Marshall points to another dimension for planners. "This work has to mesh with the new marine planning regime when harbour facilities are built," he says.
"The Marine Management Organisation's work is new, but planners on land will certainly have to pay attention to the effects of these projects on the marine environment."
Bell expects the government funds to be allocated to consortia of port owners and wind industry operators to support a bulge of building work from 2011 to 2014. While uncertainty grips the residential and commercial development markets, the port industry should at least provide a source of solid growth in areas that need it.
WIND INDUSTRY LEADERS
Scotland has ploughed more public money into support for converting ports for wind industry manufacture and assembly than England. It aims to take advantage of the gusts that give the country a quarter of Europe's total wind resource, according to ministers.

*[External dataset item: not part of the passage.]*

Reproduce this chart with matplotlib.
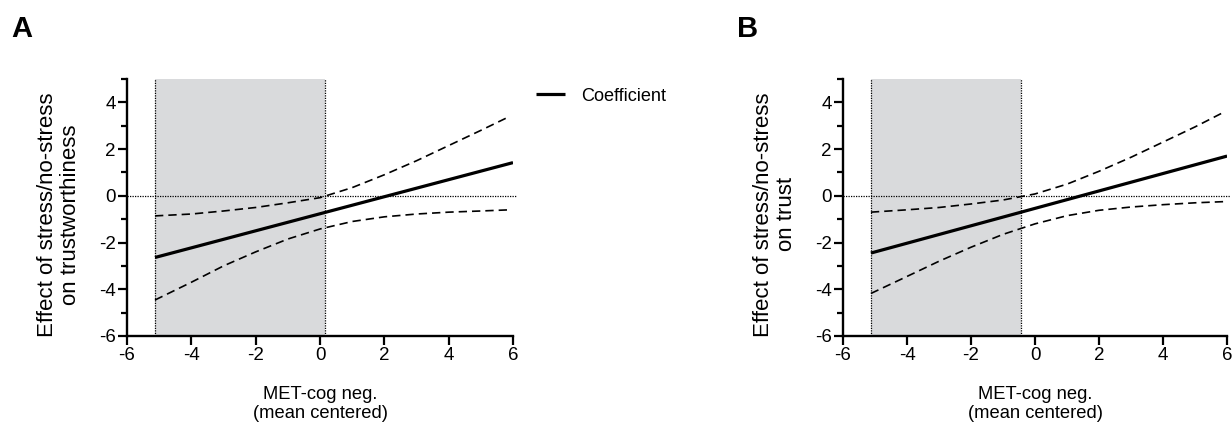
import numpy as np
import matplotlib.pyplot as plt

plt.rcParams['font.family'] = ['Liberation Sans', 'DejaVu Sans']

# moderator values (MET-cog neg., mean centered)
x_coef = [-5.13, 6.0]
x_ci = [-5.13, -4, -3, -2, -1, 0, 1, 2, 3, 4, 5, 5.9]

# panel A: trustworthiness
coef_a = [-2.64, 1.42]
upper_a = [-0.86, -0.78, -0.65, -0.5, -0.3, -0.08, 0.35, 0.9, 1.5, 2.15, 2.8, 3.4]
lower_a = [-4.46, -3.7, -3.0, -2.4, -1.85, -1.42, -1.1, -0.9, -0.78, -0.7, -0.65, -0.6]
region_a = [-5.13, 0.15]

# panel B: trust
coef_b = [-2.45, 1.70]
upper_b = [-0.7, -0.6, -0.5, -0.35, -0.18, 0.08, 0.5, 1.05, 1.65, 2.3, 2.95, 3.58]
lower_b = [-4.18, -3.45, -2.8, -2.2, -1.65, -1.2, -0.85, -0.62, -0.48, -0.38, -0.3, -0.25]
region_b = [-5.13, -0.43]

xticks = [-6, -4, -2, 0, 2, 4, 6]
yticks = [-6, -4, -2, 0, 2, 4]

fig = plt.figure(figsize=(12.32, 4.23), dpi=100)
ax_a = fig.add_axes([0.1031, 0.2057, 0.3133, 0.6076])
ax_b = fig.add_axes([0.6843, 0.2057, 0.3117, 0.6076])


def draw_panel(ax, coef, upper, lower, region, ylabel):
    ax.axvspan(region[0], region[1], ymin=0, ymax=1, color='#d9dadc', lw=0, zorder=0)
    for xv in region:
        ax.axvline(xv, color='black', lw=0.9, ls=(0, (1, 1)), zorder=1)
    ax.plot([-6, 6.1], [0, 0], color='black', lw=0.9, ls=(0, (1, 1)), zorder=1, clip_on=False)
    ax.plot(x_ci, upper, color='black', lw=1.2, ls=(0, (5, 3)), zorder=2)
    ax.plot(x_ci, lower, color='black', lw=1.2, ls=(0, (5, 3)), zorder=2)
    line, = ax.plot(x_coef, coef, color='black', lw=2.3, zorder=3, solid_capstyle='butt')

    ax.set_xlim(-6, 6)
    ax.set_ylim(-6, 5)
    ax.set_xticks(xticks)
    ax.set_xticklabels([str(v) for v in xticks])
    ax.set_yticks(yticks)
    ax.set_yticklabels([str(v) for v in yticks])
    ax.set_yticks([-5, -3, -1, 1, 3, 5], minor=True)
    ax.tick_params(axis='both', which='major', direction='out', length=6.5, width=1.6,
                   labelsize=13.5, pad=1.5)
    ax.tick_params(axis='y', which='minor', direction='out', length=4, width=1.6)
    for side in ['top', 'right']:
        ax.spines[side].set_visible(False)
    for side in ['left', 'bottom']:
        ax.spines[side].set_linewidth(1.7)
    ax.set_xlabel('MET-cog neg.\n(mean centered)', fontsize=13.2, labelpad=16, linespacing=1.1)
    ax.set_ylabel(ylabel, fontsize=16, linespacing=1.15)
    ax.yaxis.set_label_coords(-0.119, 0.473)
    return line


line_a = draw_panel(ax_a, coef_a, upper_a, lower_a, region_a,
                    'Effect of stress/no-stress\non trustworthiness')
draw_panel(ax_b, coef_b, upper_b, lower_b, region_b,
           'Effect of stress/no-stress\non trust')

fig.legend([line_a], ['Coefficient'], loc='center left', bbox_to_anchor=(0.4215, 0.773),
           frameon=False, fontsize=13.1, handlelength=1.6, handletextpad=0.9)

fig.text(0.009, 0.912, 'A', fontsize=21, fontweight='bold')
fig.text(0.598, 0.912, 'B', fontsize=21, fontweight='bold')

fig.savefig('out.png', dpi=100)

The Holyrood government has launched a £70 million national renewable infrastructure fund for which any port operator may lodge a bid. Ministers say they expect to attract sufficient private sector investment to create 28,000 jobs and an industry worth £7.1 billion over the next decade.
"The offshore wind industry is seeking leadership and immediate support from government and we are determined to provide that," says first minister Alex Salmond. "We are determined to act decisively to trigger vital capital investment to launch the next phase of Scotland's renewables revolution."
The fund is administered by Scottish Enterprise and Highlands and Islands Enterprise and expressions of interest must be lodged by 10 December. Potential manufacture and assembly sites have already been identified at Leith, Dundee, Nigg, Methil, Hunterston, Aberdeen, Arnish, Ardersier, Campbeltown, Kishorn and Peterhead.